Authorization gaps discovered mid-execution are more insidious. An agent begins a task with a reasonable permission scope, then encounters a step that requires credentials it doesn't have — a write operation to a system it only has read access to, a financial transaction above an approval threshold, an API endpoint behind an extra auth layer. Static permission grants at task initialization can't anticipate the full execution tree. The agent stalls, often silently.
Context exhaustion causes agents to degrade before they hit an outright limit. Every frontier model degrades as input length grows — often starting as early as 30–50% of the stated context window. Agents don't crash when they approach the limit; they start making poorer decisions, forgetting earlier context, and eventually producing incoherent outputs. Sixty-five percent of enterprise AI production failures have been attributed to context drift rather than hitting hard limits.
Uncertainty and confidence collapse happens when the agent reaches a decision point where the right action is genuinely unclear and the cost of a wrong guess is high. Without explicit handling for these cases, agents either guess (producing errors that are hard to trace) or halt with opaque error messages that give operators nothing to work with.
The Checkpoint-First Design Principle
The prerequisite for handling any of these gracefully is state externalization. An agent that holds all task state in its context window has no recovery surface. The moment it fails, everything it knew about what it had done disappears.
Checkpoint architecture treats each step of a task as a discrete, persistable event. Before executing a step, write the intent. After completing it, write the result. The persisted state forms the basis for resumption, rollback, and audit — independently of whether the agent's next run remembers anything.

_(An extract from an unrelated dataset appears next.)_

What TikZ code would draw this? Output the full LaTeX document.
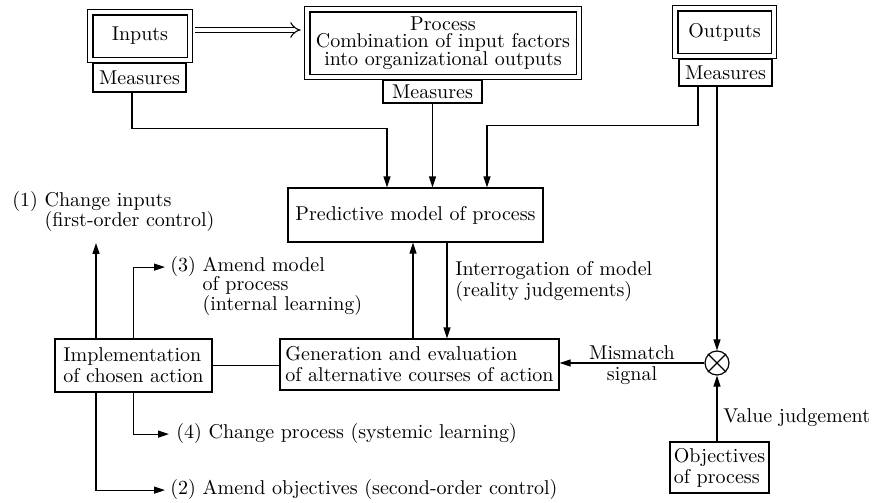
\documentclass[tikz,border=0pt]{standalone}
\usepackage{amsmath}
\usepackage{xcolor}
\usetikzlibrary{arrows.meta,positioning}
\renewcommand{\arraystretch}{0.8}
\newcommand{\tightfont}{\fontsize{10}{8.8}\selectfont\lineskiplimit=-5pt\relax}
\tikzset{
  box/.style={draw, line width=0.6pt, inner sep=1pt, font=\fontsize{10}{10.5}\selectfont},
  dbox/.style={draw, line width=0.55pt, double, double distance=2.2pt, inner sep=1pt},
  lbl/.style={inner sep=0pt, font=\fontsize{10}{10.5}\selectfont},
  arr/.style={line width=0.6pt, -{Triangle[length=5.5pt,width=3.5pt]}},
  dblarr/.style={line width=0.55pt, double, double distance=2.2pt, -{Implies[length=3pt]}}
}

\begin{document}
\begin{tikzpicture}[x=0.5pt, y=-0.5pt]
\useasboundingbox (0,0) rectangle (873,503);
% top row
\node[dbox, minimum width=49.8pt, minimum height=23.8pt] (inp) at (140,36) {Inputs};
\node[box, minimum width=46.5pt, minimum height=14.5pt] (inmeas) at (139.5,77.5) {Measures};
\node[dbox, minimum width=135.8pt, minimum height=33.8pt, align=center, font=\tightfont] (proc) at (443,43)
  {Process\\Combination of input factors\\into organizational outputs};
\node[box, inner sep=0pt, minimum width=49.5pt, minimum height=11.5pt] (prmeas) at (432.5,91.5) {Measures};
\node[dbox, minimum width=49.3pt, minimum height=23.8pt] (outp) at (724.5,32) {Outputs};
\node[box, minimum width=46.5pt, minimum height=13.5pt] (outmeas) at (725.5,72.5) {Measures};
\draw[dblarr, shorten <=2.5pt, shorten >=3pt] ([yshift=3pt]inp.east) -- ([yshift=3pt]inp.east -| proc.west);

% middle
\node[box, minimum width=127.5pt, minimum height=27pt] (pred) at (415.5,215) {Predictive model of process};
\node[box, minimum width=78.5pt, minimum height=26.5pt, align=left] (impl) at (133.5,365.5)
  {Implementation\\of chosen action};
\node[box, minimum width=139.5pt, minimum height=25.5pt, align=left] (gen) at (419.5,364.5)
  {Generation and evaluation\\of alternative courses of action};
\node[draw, line width=0.6pt, circle, inner sep=0pt, minimum size=12pt] (mix) at (717,363) {};
\draw[line width=0.6pt] (mix.45) -- (mix.225) (mix.135) -- (mix.315);
\node[box, minimum width=49.5pt, minimum height=25.5pt, align=left] (obj) at (719.5,467.5)
  {Objectives\\of process};

% labels
\node[lbl, anchor=base west] (chin) at (12,206.5)
  {(1) \begin{tabular}[t]{@{}l@{}}Change inputs\\(first-order control)\end{tabular}};
\node[lbl, anchor=base west] (amm) at (170,271.5)
  {(3) \begin{tabular}[t]{@{}l@{}}Amend model\\of process\\(internal learning)\end{tabular}};
\node[lbl, anchor=base west] (chp) at (176,438.5) {(4) Change process (systemic learning)};
\node[lbl, anchor=base west] (amo) at (170,494.5) {(2) Amend objectives (second-order control)};
\node[lbl, anchor=west, align=left] (irog) at (455,281) {Interrogation of model\\(reality judgements)};
\node[lbl, anchor=west] (valj) at (723,418) {Value judgement};

% connectors
\draw[arr] ([xshift=-3.75pt]inmeas.south) -- ++(0,36) -| ([xshift=-14.25pt]pred.north);
\draw[arr] (prmeas.south) -- (prmeas.south |- pred.north);
\draw[arr] ([xshift=-13.75pt]outmeas.south) -- ++(0,39) -| ([xshift=35.75pt]pred.north);
\draw[arr] (mix |- outmeas.south) -- (mix.north);
\draw[arr] (obj.north -| mix) -- (mix.south);
\draw[arr] (mix.west) -- node[above, inner sep=1.5pt]{Mismatch} node[below, inner sep=1.5pt]{signal} (mix.west -| gen.east);
\draw[arr] ([xshift=15.75pt]pred.south) -- ([xshift=15.75pt]pred.south |- gen.north);
\draw[arr] ([xshift=-3.25pt]gen.north) -- ([xshift=-3.25pt]gen.north |- pred.south);
\draw[line width=0.6pt] (impl.east) -- (impl.east -| gen.west);
\draw[arr, shorten >=5.5pt] ([xshift=-18.75pt]impl.north) -- ([xshift=-18.75pt]impl.north |- chin.south);
\draw[arr, shorten >=2.5pt] (impl.north) |- ([yshift=2.2pt]amm.base west);
\draw[arr, shorten >=3.5pt] (impl.south) |- ([yshift=2.2pt]chp.base west);
\draw[arr, shorten >=2.5pt] ([xshift=-18.75pt]impl.south) |- ([yshift=2.2pt]amo.base west);
\end{tikzpicture}
\end{document}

The implementation choice matters. For small checkpoints (under 350 KB), writing serialized state directly to DynamoDB with a thread ID and timestamp is sufficient. For larger checkpoints that include tool outputs, documents, or intermediate artifacts, the pattern shifts: write the payload to S3 and store a reference pointer in DynamoDB. The checkpointer is then just a pointer store, and the actual state lives in object storage.
The critical distinction is between workflow state and session state. Workflow state is durable — what the task has accomplished, what artifacts it has produced, where it is in the execution sequence. Session state is ephemeral — the current conversation context, in-flight tool calls, the agent's working memory. Many teams conflate these and end up rebuilding workflow progress on every server restart, because they stored everything in the session.
Workflow state should survive process restarts, agent model upgrades, and handoffs between agents. Session state by definition doesn't need to. Building checkpointing into task design means choosing what belongs in each category before the first line of agent code gets written.
Three Patterns for Human-in-the-Loop Resumption
Once you have persisted task state, the question becomes how humans interact with partially completed work. Three patterns emerge from production systems, and choosing between them depends on task latency tolerance, error cost, and how often intervention is actually needed.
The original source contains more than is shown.